Appeal from the Superior Court of the District of Columbia (F-801-05) (Hon. Lynn Leibovitz, Trial Judge).

The opinion of the court was delivered by: Thompson, Associate Judge

Argued October 16, 2008


On May 8, 2006, a jury convicted appellant Kenneth Millard of possession of marijuana, see D.C. Code § 48-904.01(d); possession of cocaine, see id.; carrying a pistol without a license ("CPWL"), see D.C. Code § 22-4504(a); possession of an unregistered firearm ("UF"), see D.C. Code § 7-2502.01; and unlawful possession of ammunition ("UA"), see D.C. Code § 7-2506.01(3). By order dated June 5, 2008, we granted appellant's unopposed motion to vacate both of his drug possession convictions on the ground that the trial court's admission of a Drug Enforcement Administration ("DEA") substance analysis report (a so-called "DEA-7 report") without testimony by the authoring chemist violated the Sixth Amendment Confrontation Clause and was not harmless error.*fn1 We now vacate appellant's weapon convictions as well because we believe there is a reasonable possibility that admission of the DEA-7 report contributed to the jury's guilty verdict on those charges.

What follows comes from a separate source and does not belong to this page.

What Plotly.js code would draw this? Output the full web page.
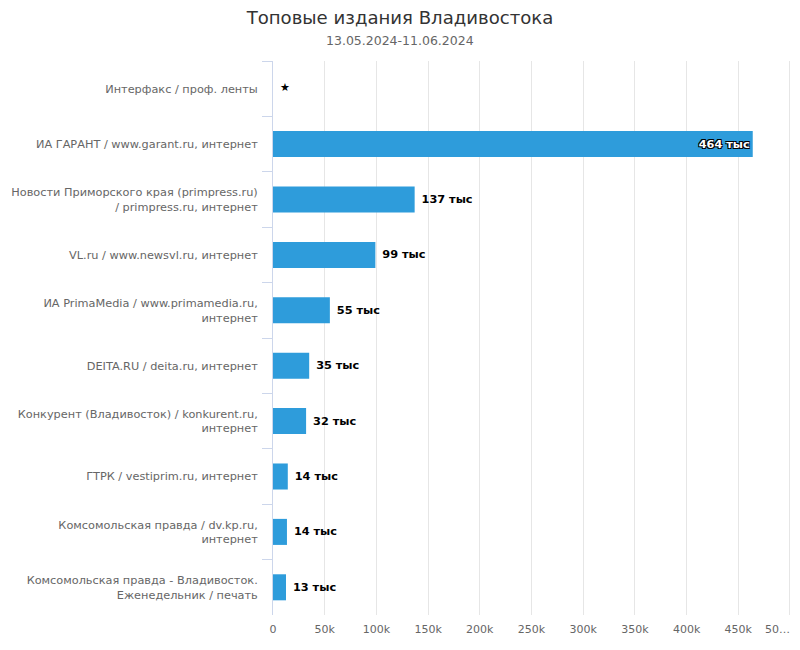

In summary, the evidence at trial was as follows. Metropolitan Police Department (MPD) Officer Howard Anderson testified that, shortly before 8 p.m. on February 9, 2005, he and Officers Marc Wilkins and Mark Harrison, all wearing police vests, were parked in the 2700 block of Jasper Road, S.E. in their unmarked police vehicle.*fn2 The vehicle was at the bottom of a dirt path or "cut" that ran down a steep, wooded hill to the roadway. Appellant Millard "popped out of the woods" and ran into the left front quarter panel of the officers' vehicle. After bouncing off the vehicle and falling, appellant grabbed his right waist area with his right hand as he rose to his feet. Perceiving appellant's grabbing motion as an indication that appellant had a gun, Officer Anderson exited the car and began chasing appellant down the sidewalk. When they had run just a few feet away from the car, Officer Anderson tried to hit appellant's shoulder, but appellant jerked away and again 3 grabbed his right waist area. Officer Anderson then slapped appellant's right elbow and a handgun "flew out" from appellant's waistband. Appellant reversed direction and, as he was passing the police vehicle again, Officer Harrison emerged and helped Officer Anderson tackle and handcuff appellant. Besides appellant, police detained two other individuals who were in the vicinity that night. Officer Anderson also acknowledged that, in his Gerstein affidavit, he wrote that there were other individuals who ran through a "cut" in the area that night.*fn3

Officer Harrison substantially corroborated Anderson's testimony. Although he did not see a gun fly out from appellant's person, he recalled hearing the "clang" of a metallic object hitting the sidewalk when Officer Anderson was struggling with appellant. While searching appellant incident to his arrest, Officer Harrison found in the right front pocket of the jumpsuit that appellant was wearing an envelope containing cash and ten zip-lock bags containing a "greenish weed substance" and a "white chunk-like substance." The DEA-7 report that the government offered into evidence and that was admitted over defense objections identified the "greenish weed substance" as marijuana and the "white chunk-like substance" as cocaine.

Officer Matthew Nickerson testified that he recovered a loaded Colt .22 semi-automatic handgun from the sidewalk on Jasper Road. An MPD fingerprint expert testified that the analysis of latent fingerprints recovered from the gun was inconclusive. Police also recovered a second handgun from a dumpster between Jasper Road and Robinson Place. The government's evidence also included a Certificate of No Record of License to Carry a Pistol, and a Certificate of No Registration of a Firearm. Defense counsel objected to these exhibits on the basis of Crawford.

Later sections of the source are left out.